● Task material
----------

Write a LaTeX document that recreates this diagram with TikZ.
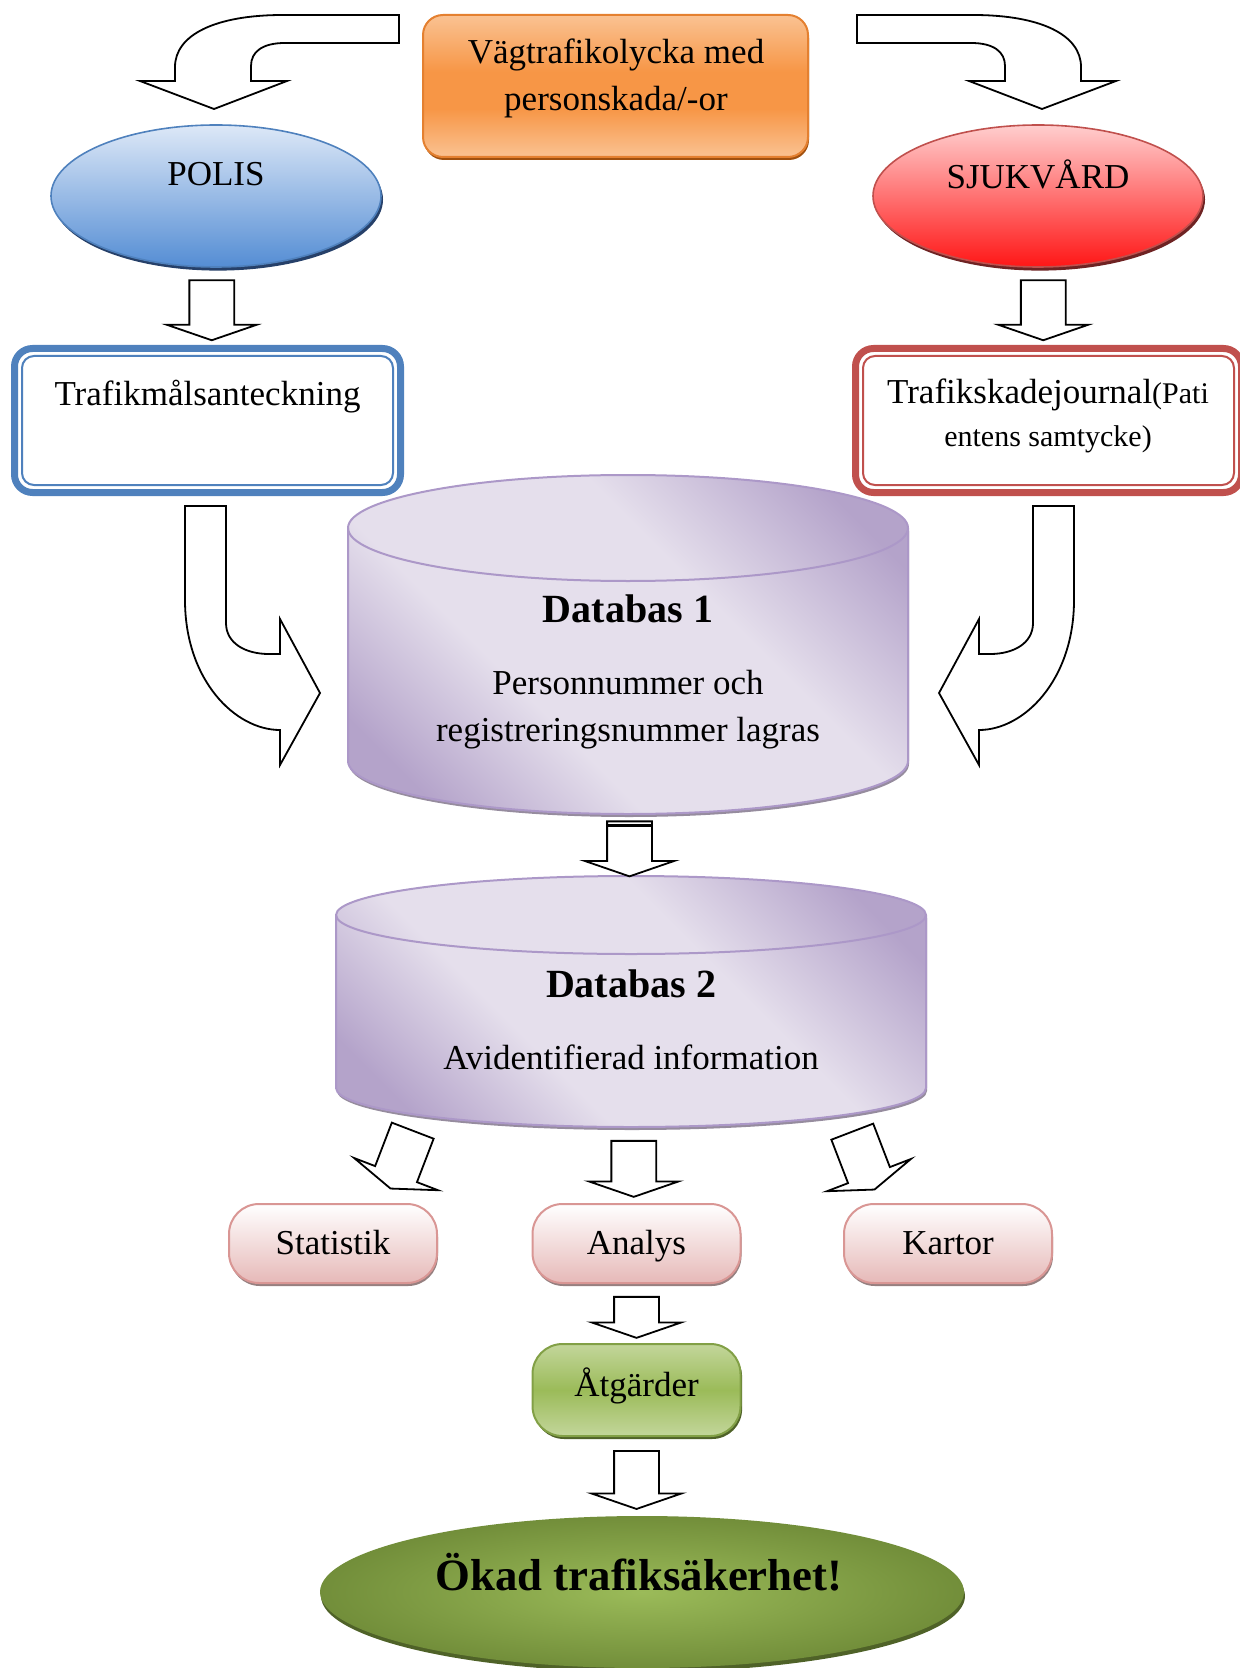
\documentclass[tikz,border=0pt]{standalone}
\usepackage{fontspec}
\setmainfont{Liberation Serif}
\usetikzlibrary{shapes.geometric, shapes.arrows, shadows, calc}

\definecolor{orlite}{RGB}{250,194,146}
\definecolor{ormid}{RGB}{247,150,70}
\definecolor{orline}{RGB}{228,128,48}
\definecolor{orshadow}{RGB}{160,80,15}
\definecolor{blulite}{RGB}{221,232,247}
\definecolor{bludark}{RGB}{84,141,212}
\definecolor{bluline}{RGB}{79,129,189}
\definecolor{blushadow}{RGB}{38,64,105}
\definecolor{redlite}{RGB}{255,206,206}
\definecolor{reddark}{RGB}{255,22,22}
\definecolor{redline}{RGB}{192,80,77}
\definecolor{redshadow}{RGB}{110,35,35}
\definecolor{lillite}{RGB}{229,223,236}
\definecolor{lildark}{RGB}{180,163,202}
\definecolor{lilline}{RGB}{172,152,200}
\definecolor{lilshadow}{RGB}{150,140,158}
\definecolor{pinkbot}{RGB}{230,185,184}
\definecolor{pinkline}{RGB}{217,150,148}
\definecolor{pinkshadow}{RGB}{150,128,128}
\definecolor{grnlite}{RGB}{195,214,155}
\definecolor{grnmid}{RGB}{155,187,89}
\definecolor{grnline}{RGB}{130,160,70}
\definecolor{grnshadow}{RGB}{79,98,40}
\definecolor{okdlite}{RGB}{155,187,89}
\definecolor{okddark}{RGB}{114,142,58}

\pgfdeclareverticalshading{orband}{100bp}{color(0bp)=(orlite); color(25bp)=(orlite);
  color(42bp)=(ormid); color(55bp)=(ormid); color(75bp)=(orlite); color(100bp)=(orlite)}
\pgfdeclareverticalshading{grnband}{100bp}{color(0bp)=(grnlite); color(25bp)=(grnlite);
  color(50bp)=(grnmid); color(75bp)=(grnlite); color(100bp)=(grnlite)}
\pgfdeclarehorizontalshading{lilac}{100bp}{color(0bp)=(lildark); color(22bp)=(lildark);
  color(38bp)=(lillite); color(60bp)=(lillite); color(78bp)=(lildark); color(100bp)=(lildark)}

\begin{document}
\begin{tikzpicture}[x=0.5pt, y=-0.5pt,
    font=\fontsize{17.5}{23.5}\selectfont,
    blkarr/.style={single arrow, draw, fill=white, line width=0.9pt, inner xsep=0pt,
      inner ysep=10.75pt, single arrow head extend=11.25pt, single arrow tip angle=142},
    bendarr/.style={draw, fill=white, line width=0.9pt},
    oval/.style={ellipse, inner sep=0pt, line width=0.8pt},
    card/.style={rectangle, rounded corners=9pt, fill=white, line width=3.5pt,
      minimum width=193pt, minimum height=72pt},
    pill/.style={rectangle, rounded corners=15pt, draw=pinkline, line width=1pt,
      top color=white, bottom color=pinkbot, minimum width=104pt, minimum height=39.5pt,
      text height=12pt, text depth=1pt,
      drop shadow={shadow xshift=.5pt, shadow yshift=-1.5pt, opacity=1, fill=pinkshadow}},
    lbl/.style={inner sep=0pt, align=center},
    tit/.style={lbl, font=\fontsize{20}{24}\selectfont\bfseries}]
  \useasboundingbox (0,0) rectangle (1240,1668);

  % Nodes
  \node[rectangle, rounded corners=10pt, draw=orline, line width=1pt, shading=orband,
    minimum width=192.5pt, minimum height=71pt,
    drop shadow={shadow xshift=.5pt, shadow yshift=-1.5pt, opacity=1, fill=orshadow}]
    (acc) at (615.5,86) {};
  \node[lbl] (acc-t) at (616,78) {Vägtrafikolycka med\\personskada/-or};

  \node[oval, draw=bluline, top color=blulite, bottom color=bludark,
    minimum width=165pt, minimum height=71pt,
    drop shadow={shadow xshift=1pt, shadow yshift=-1.8pt, opacity=1, fill=blushadow}]
    (polis) at (216,196) {};
  \node[lbl] (polis-t) at (216,174) {POLIS};

  \node[oval, draw=redline, top color=redlite, bottom color=reddark,
    minimum width=165pt, minimum height=71pt,
    drop shadow={shadow xshift=1pt, shadow yshift=-1.8pt, opacity=1, fill=redshadow}]
    (sjuk) at (1038,196) {};
  \node[lbl] (sjuk-t) at (1038,174) {SJUKVÅRD};

  \node[card, draw=bluline] (tma) at (207.5,420.5) {};
  \draw[bluline, line width=1pt, rounded corners=6pt]
    ([shift={(5.5pt,-5.5pt)}]tma.north west) rectangle ([shift={(-5.5pt,5.5pt)}]tma.south east);
  \node[lbl] (tma-t) at (207.5,397) {Trafikmålsanteckning};

  \node[card, draw=redline] (tsj) at (1048.5,420.5) {};
  \draw[redline, line width=1pt, rounded corners=6pt]
    ([shift={(5.5pt,-5.5pt)}]tsj.north west) rectangle ([shift={(-5.5pt,5.5pt)}]tsj.south east);
  \node[lbl, font=\fontsize{17.5}{21.5}\selectfont] (tsj-t) at (1048,416)
    {Trafikskadejournal{\fontsize{15}{21.5}\selectfont(Pati}\\{\fontsize{15}{21.5}\selectfont entens samtycke)}};

  % Databas 1
  \path[shading=lilac, shading angle=45, draw=lilline, line width=1pt,
    drop shadow={shadow xshift=.5pt, shadow yshift=-1.5pt, opacity=1, fill=lilshadow}]
    (348,528) -- (348,761) arc[start angle=180, end angle=360, x radius=140pt, y radius=26.5pt]
    -- (908,528) arc[start angle=0, end angle=180, x radius=140pt, y radius=26.5pt] -- cycle;
  \draw[lilline, line width=1pt] (348,528)
    arc[start angle=180, end angle=360, x radius=140pt, y radius=26.5pt];
  \coordinate (db1-bot) at (628,814);
  \node[tit] (db1-t) at (628,609) {Databas 1};
  \node[lbl] (db1-s) at (628,710) {Personnummer och\\registreringsnummer lagras};

  % Databas 2
  \path[shading=lilac, shading angle=45, draw=lilline, line width=1pt,
    drop shadow={shadow xshift=.5pt, shadow yshift=-1.5pt, opacity=1, fill=lilshadow}]
    (336,915) -- (336,1088) arc[start angle=180, end angle=360, x radius=147.5pt, y radius=19.5pt]
    -- (926,915) arc[start angle=0, end angle=180, x radius=147.5pt, y radius=19.5pt] -- cycle;
  \draw[lilline, line width=1pt] (336,915)
    arc[start angle=180, end angle=360, x radius=147.5pt, y radius=19.5pt];
  \coordinate (db2-top) at (631,876);
  \coordinate (db2-bot) at (631,1127);
  \node[tit] (db2-t) at (631,984) {Databas 2};
  \node[lbl] (db2-s) at (631,1057) {Avidentifierad information};

  \node[pill] (stat) at (333,1243.5) {Statistik};
  \node[pill] (anal) at (636.5,1243.5) {Analys};
  \node[pill] (kart) at (948,1243.5) {Kartor};

  \node[rectangle, rounded corners=15pt, draw=grnline, line width=1pt, shading=grnband,
    minimum width=104pt, minimum height=46pt, text height=10pt, text depth=4pt,
    drop shadow={shadow xshift=.8pt, shadow yshift=-1.5pt, opacity=1, fill=grnshadow}]
    (atg) at (636.5,1390) {Åtgärder};

  \node[oval, draw=none, inner color=okdlite, outer color=okddark,
    minimum width=322pt, minimum height=76pt,
    drop shadow={shadow xshift=.5pt, shadow yshift=-2pt, opacity=1, fill=grnshadow}]
    (okad) at (642,1592) {};
  \node[lbl, font=\fontsize{22.4}{26}\selectfont\bfseries] (okad-t) at (639,1572) {Ökad trafiksäkerhet!};

  % Edges
  \path[bendarr] (399,15) -- (283,15) .. controls (215,15) and (175,35) .. (175,67)
    -- (175,81) -- (140,81) -- (214,109) -- (287,81) -- (251,81) -- (251,66)
    .. controls (251,52) and (262,43) .. (285,43) -- (399,43) -- cycle;
  \begin{scope}[shift={(1256,0)}, xscale=-1]
    \path[bendarr] (399,15) -- (283,15) .. controls (215,15) and (175,35) .. (175,67)
      -- (175,81) -- (140,81) -- (214,109) -- (287,81) -- (251,81) -- (251,66)
      .. controls (251,52) and (262,43) .. (285,43) -- (399,43) -- cycle;
  \end{scope}

  \path[bendarr] (185,506) -- (226,506) -- (226,623) .. controls (226,643) and (245,654) .. (269,654)
    -- (280,654) -- (280,619) -- (320,693) -- (280,765) -- (280,730)
    .. controls (235,730) and (185,680) .. (185,600) -- cycle;
  \begin{scope}[shift={(1259,0)}, xscale=-1]
    \path[bendarr] (185,506) -- (226,506) -- (226,623) .. controls (226,643) and (245,654) .. (269,654)
      -- (280,654) -- (280,619) -- (320,693) -- (280,765) -- (280,730)
      .. controls (235,730) and (185,680) .. (185,600) -- cycle;
  \end{scope}

  \node[blkarr, minimum height=30pt, rotate=-90] (a1) at ($(polis.south)!.5!(tma.north)$) {};
  \node[blkarr, minimum height=30pt, rotate=-90] (a2) at ($(sjuk.south)!.5!(tsj.north)$) {};
  \node[blkarr, minimum height=27.5pt, rotate=-90] (a3) at ($(db1-bot)!.5!(db2-top)$) {};
  \draw[line width=1.2pt] ([yshift=-2.5pt]a3.before tail) -- ([yshift=-2.5pt]a3.after tail);
  \node[blkarr, minimum height=28pt, rotate=-90] (a4) at ($(db2-bot)!.5!(anal.north)$) {};
  \node[blkarr, minimum height=31pt, rotate=-111] (a5) at (403,1156) {};
  \node[blkarr, minimum height=31pt, rotate=-69] (a6) at (862,1157) {};
  \node[blkarr, minimum height=20.5pt, rotate=-90] (a7) at ($(anal.south)!.5!(atg.north)$) {};
  \node[blkarr, minimum height=29pt, rotate=-90] (a8) at ($(atg.south)!.5!(atg.south|-okad.north)$) {};
\end{tikzpicture}
\end{document}
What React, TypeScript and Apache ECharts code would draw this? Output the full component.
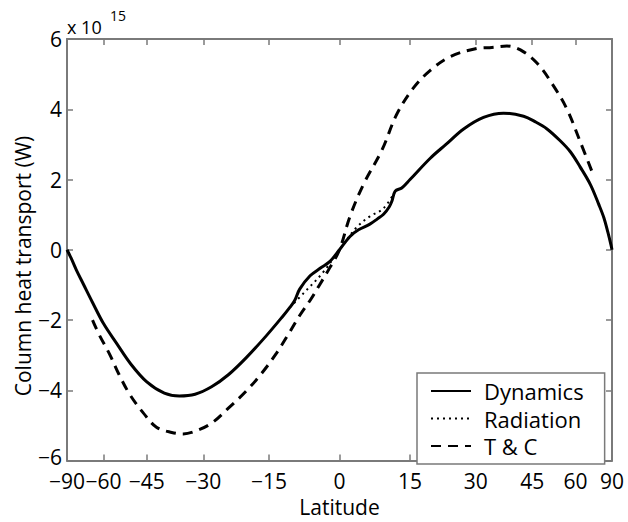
import React, { useEffect, useRef } from "react";
import * as echarts from "echarts";

// Latitude tick labels (axis is linear in sin(latitude))
const latTicks = [-90, -60, -45, -30, -15, 0, 15, 30, 45, 60, 90];
const yTicks = [-6, -4, -2, 0, 2, 4, 6];

// Dynamics (solid), units of 1e15 W
const dynLat = [-90, -80, -75, -70, -65, -60, -55, -50, -45, -40, -36, -32, -28, -24, -20, -15.6, -12, -10.5, -9.5, -8.4, -6.2, -4, -2, 0, 2.2, 4, 6.4, 8, 9.3, 10.5, 11.1, 11.8, 13.2, 15, 19.4, 23, 27.1, 31.9, 37, 42.5, 46, 49.6, 54, 57.9, 62, 67.1, 72, 75.9, 80, 85, 90];
const dynVal = [0, -0.24, -0.57, -0.98, -1.5, -2.1, -2.65, -3.25, -3.76, -4.08, -4.16, -4.11, -3.9, -3.55, -3.07, -2.45, -1.89, -1.64, -1.45, -1.12, -0.74, -0.52, -0.33, 0, 0.38, 0.57, 0.73, 0.88, 1.01, 1.22, 1.39, 1.67, 1.76, 2.0, 2.6, 3.0, 3.44, 3.77, 3.89, 3.8, 3.64, 3.44, 3.11, 2.79, 2.36, 1.85, 1.3, 0.92, 0.5, 0.14, 0];

// Radiation (dotted), tropical part (elsewhere it coincides with Dynamics)
const radLat = [-10.5, -7.4, -3.5, 0, 3.6, 6.4, 9.3, 11.8];
const radVal = [-1.64, -1.21, -0.65, 0, 0.64, 0.95, 1.18, 1.67];

// T & C (dashed)
const tcLat = [-65, -62, -57.4, -54, -50.3, -46, -42.2, -38, -35, -31, -27.7, -24, -20, -16.5, -13.4, -10.8, -8.4, -6, -4.2, -2, 0, 2.2, 5, 9, 12.1, 15.7, 19.4, 24, 30.3, 34, 37.9, 41.6, 46.5, 51.8, 56.6, 62.1, 68.9];
const tcVal = [-2.0, -2.4, -2.99, -3.55, -4.12, -4.65, -5.05, -5.2, -5.24, -5.12, -4.91, -4.5, -4.02, -3.5, -2.95, -2.4, -1.87, -1.4, -1.0, -0.5, 0, 0.95, 1.85, 2.85, 3.85, 4.6, 5.1, 5.5, 5.73, 5.76, 5.8, 5.69, 5.31, 4.66, 4.0, 3.07, 2.1];

const toX = (lat: number) => Math.sin((lat * Math.PI) / 180);
const pts = (lats: number[], vals: number[]) => lats.map((l, i) => [toX(l), vals[i]]);
const minus = (s: string) => s.replace("-", "\u2212");

const FONT = "Open Sans";
const GRAY = "#7a7a7a";

export default function App() {
  const ref = useRef<HTMLDivElement>(null);
  useEffect(() => {
    const chart = echarts.init(ref.current!, null, { renderer: "svg" });
    const tickVals = latTicks.map(toX);
    const axisCommon = {
      axisLine: { show: true, onZero: false, lineStyle: { color: GRAY, width: 2 } },
      splitLine: { show: false },
    };
    chart.setOption({
      animation: false,
      backgroundColor: "#fff",
      textStyle: { fontFamily: FONT },
      grid: { left: 67, right: 16, top: 39, bottom: 55 },
      xAxis: [
        {
          type: "value",
          min: -1,
          max: 1,
          position: "bottom",
          ...axisCommon,
          axisTick: { show: true, inside: true, length: 6, customValues: tickVals, lineStyle: { color: GRAY, width: 1.5 } },
          axisLabel: {
            customValues: tickVals,
            showMinLabel: true,
            showMaxLabel: true,
            hideOverlap: false,
            margin: 13,
            lineHeight: 14,
            color: "#000",
            fontFamily: FONT,
            fontSize: 21,
            formatter: (v: number) => minus(String(Math.round((Math.asin(Math.max(-1, Math.min(1, v))) * 180) / Math.PI))),
          },
          name: "Latitude",
          nameLocation: "middle",
          nameGap: 30,
          nameTextStyle: { color: "#000", fontFamily: FONT, fontSize: 21 },
        },
        {
          type: "value",
          min: -1,
          max: 1,
          position: "top",
          ...axisCommon,
          axisTick: { show: true, inside: true, length: 6, customValues: tickVals, lineStyle: { color: GRAY, width: 1.5 } },
          axisLabel: { show: false },
        },
      ],
      yAxis: [
        {
          type: "value",
          min: -6,
          max: 6,
          interval: 2,
          position: "left",
          ...axisCommon,
          axisTick: { show: true, inside: true, length: 6, lineStyle: { color: GRAY, width: 1.5 } },
          axisLabel: {
            margin: 5,
            lineHeight: 14,
            color: "#000",
            fontFamily: FONT,
            fontSize: 21,
            formatter: (v: number) => (v === yTicks[0] ? "{lo|" + minus(String(v)) + "}" : minus(String(v))),
            rich: { lo: { fontFamily: FONT, fontSize: 21, lineHeight: 14, color: "#000", padding: [0, 0, 8, 0] } },
          },
        },
        {
          type: "value",
          min: -6,
          max: 6,
          interval: 2,
          position: "right",
          ...axisCommon,
          axisTick: { show: true, inside: true, length: 6, lineStyle: { color: GRAY, width: 1.5 } },
          axisLabel: { show: false },
        },
      ],
      legend: {
        show: true,
        orient: "vertical",
        left: 417,
        top: 373,
        backgroundColor: "#fff",
        borderColor: GRAY,
        borderWidth: 1.5,
        borderRadius: 0,
        padding: [7, 21, 7, 13],
        itemWidth: 40,
        itemHeight: 14,
        itemGap: 5.5,
        itemStyle: { opacity: 0 },
        textStyle: { color: "#000", fontFamily: FONT, fontSize: 22, lineHeight: 20, padding: [0, 0, 0, 8] },
        data: ["Dynamics", "Radiation", "T & C"],
      },
      graphic: [
        { type: "text", left: 67, top: 18, style: { text: "x 10", fontFamily: FONT, fontSize: 18, fill: "#000" } },
        { type: "text", left: 110, top: 8, style: { text: "15", fontFamily: FONT, fontSize: 14, fill: "#000" } },
        {
          type: "text",
          x: 23,
          y: 266,
          rotation: Math.PI / 2,
          style: { text: "Column heat transport (W)", fontFamily: FONT, fontSize: 21, fill: "#000", align: "center", verticalAlign: "middle" },
        },
      ],
      series: [
        {
          name: "Radiation",
          type: "line",
          data: pts(radLat, radVal),
          symbol: "none",
          smooth: 0.35,
          z: 1,
          lineStyle: { color: "#000", width: 2, type: [2, 4] },
          itemStyle: { color: "#000" },
        },
        {
          name: "Dynamics",
          type: "line",
          data: pts(dynLat, dynVal),
          symbol: "none",
          smooth: 0.35,
          z: 3,
          lineStyle: { color: "#000", width: 3, type: "solid" },
          itemStyle: { color: "#000" },
        },
        {
          name: "T & C",
          type: "line",
          data: pts(tcLat, tcVal),
          symbol: "none",
          smooth: 0.35,
          z: 2,
          lineStyle: { color: "#000", width: 3, type: [10, 7] },
          itemStyle: { color: "#000" },
        },
      ],
    });
    return () => chart.dispose();
  }, []);
  return <div ref={ref} style={{ position: "fixed", left: 0, top: 0, width: 628, height: 522 }} />;
}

----------

● Job
Pull every line containing "with" from the data.

● Expected output
Write a LaTeX document that recreates this diagram with TikZ.
// Radiation (dotted), tropical part (elsewhere it coincides with Dynamics)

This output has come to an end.